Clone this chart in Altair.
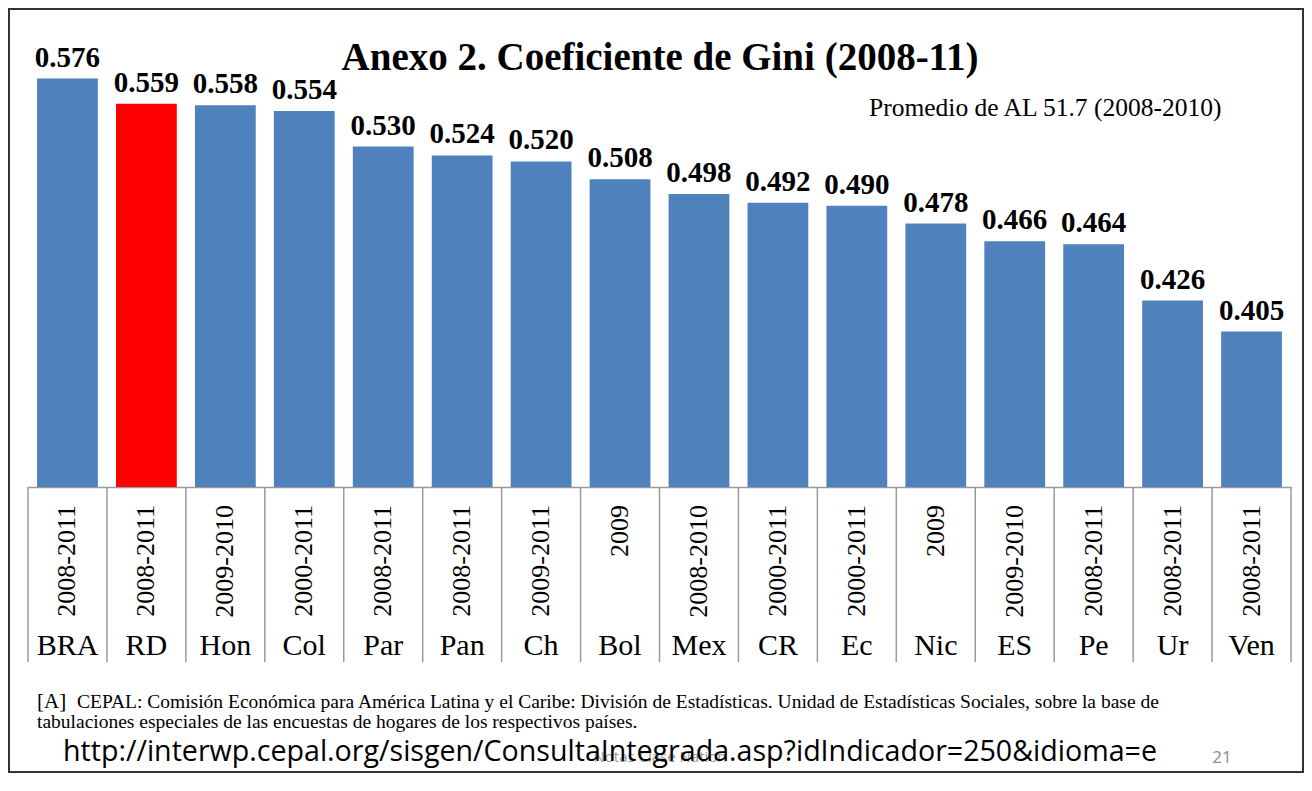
import altair as alt
import pandas as pd

countries = ["BRA", "RD", "Hon", "Col", "Par", "Pan", "Ch", "Bol", "Mex", "CR", "Ec", "Nic", "ES", "Pe", "Ur", "Ven"]
years = ["2008-2011", "2008-2011", "2009-2010", "2000-2011", "2008-2011", "2008-2011", "2009-2011", "2009",
         "2008-2010", "2000-2011", "2000-2011", "2009", "2009-2010", "2008-2011", "2008-2011", "2008-2011"]
gini = [0.576, 0.559, 0.558, 0.554, 0.530, 0.524, 0.520, 0.508, 0.498, 0.492, 0.490, 0.478, 0.466, 0.464, 0.426, 0.405]
highlight = ["RD"]
y_domain = [0.3, 0.6]

title_text = "Anexo 2. Coeficiente de Gini (2008-11)"
avg_text = "Promedio de AL 51.7 (2008-2010)"
note_tag = "[A]"
note_line1 = "CEPAL: Comisión Económica para América Latina y el Caribe: División de Estadísticas. Unidad de Estadísticas Sociales, sobre la base de"
note_line2 = "tabulaciones especiales de las encuestas de hogares de los respectivos países."
url_text = "http://interwp.cepal.org/sisgen/ConsultaIntegrada.asp?idIndicador=250&idioma=e"
watermark_text = "Notas Clase Nation"
page_text = "21"

df = pd.DataFrame({
    "country": countries,
    "years": years,
    "gini": gini,
    "group": ["hl" if c in highlight else "base" for c in countries],
})
one = pd.DataFrame({"k": [0]})

SERIF = "Liberation Serif"
SANS = "Open Sans"

xenc = alt.X("country:N", sort=countries,
             scale=alt.Scale(paddingInner=0, paddingOuter=0),
             axis=alt.Axis(labels=False, ticks=False, title=None, domainColor="#9a9a9a",
                           domainWidth=1.5, grid=False))

bars = alt.Chart(df).mark_bar(width=alt.RelativeBandSize(0.77)).encode(
    x=xenc,
    y=alt.Y("gini:Q", scale=alt.Scale(domain=y_domain, zero=False, nice=False), axis=None),
    y2=alt.datum(y_domain[0]),
    color=alt.Color("group:N", scale=alt.Scale(domain=["base", "hl"], range=["#4F81BD", "#FF0000"]), legend=None),
)

values = alt.Chart(df).mark_text(font=SERIF, fontWeight="bold", fontSize=29, baseline="alphabetic",
                                 dy=-12, color="black").encode(
    x=alt.X("country:N", sort=countries),
    y=alt.Y("gini:Q"),
    text=alt.Text("gini:Q", format=".3f"),
)

year_labels = alt.Chart(df).mark_text(font=SERIF, fontSize=26, angle=270, align="right",
                                      baseline="middle", color="black").encode(
    x=alt.X("country:N", sort=countries),
    y=alt.value(462),
    text="years:N",
)

country_labels = alt.Chart(df).mark_text(font=SERIF, fontSize=30, align="center",
                                         baseline="alphabetic", color="black").encode(
    x=alt.X("country:N", sort=countries),
    y=alt.value(612),
    text="country:N",
)

seps = alt.Chart(df).mark_rule(color="#9a9a9a", strokeWidth=1.5).encode(
    x=alt.X("country:N", sort=countries, bandPosition=0),
    y=alt.value(444),
    y2=alt.value(619),
)
last_sep = alt.Chart(df.tail(1)).mark_rule(color="#9a9a9a", strokeWidth=1.5).encode(
    x=alt.X("country:N", sort=countries, bandPosition=1),
    y=alt.value(444),
    y2=alt.value(619),
)

def txt(text, x, y, size, font=SERIF, weight="normal", align="left", color="black"):
    return alt.Chart(one).mark_text(font=font, fontSize=size, fontWeight=weight, align=align,
                                    baseline="alphabetic", color=color).encode(
        x=alt.value(x), y=alt.value(y), text=alt.value(text))

frame = alt.Chart(one).mark_rect(fill="white", fillOpacity=0, stroke="#333333", strokeWidth=2).encode(
    x=alt.value(-19), x2=alt.value(1275), y=alt.value(-34), y2=alt.value(729))

title = txt(title_text, 632, 27, 39, weight="bold", align="center")
avg = txt(avg_text, 841, 73, 25.5)
tag = txt(note_tag, 9, 665, 21)
n1 = txt(note_line1, 49, 665, 19.5)
n2 = txt(note_line2, 9, 685, 19.5)
wm = txt(watermark_text, 632, 719, 15, font=SANS, align="center", color="#9a9a9a")
url = txt(url_text, 35, 718, 28.6, font=SANS)
pg = txt(page_text, 1194, 720, 17, font=SANS, align="center", color="#8c8c8c")

chart = alt.layer(
    frame, seps, last_sep, bars, values, year_labels, country_labels,
    title, avg, tag, n1, n2, wm, url, pg,
).properties(
    width=1263, height=444,
    padding={"left": 20, "top": 35, "right": 13, "bottom": 287},
    autosize=alt.AutoSizeParams(type="none"),
    background="white",
).configure_view(strokeWidth=0)

chart.save("out.html", embed_options={"renderer": "svg", "actions": False})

__INSTRUCTIONS TO FOLLOW__: Every line from the top of the material above through the line with "import pandas as pd" should be duplicated exactly, please; leave out the pictures.

__EXERCISE RESPONSE__:
Clone this chart in Altair.
import altair as alt
import pandas as pd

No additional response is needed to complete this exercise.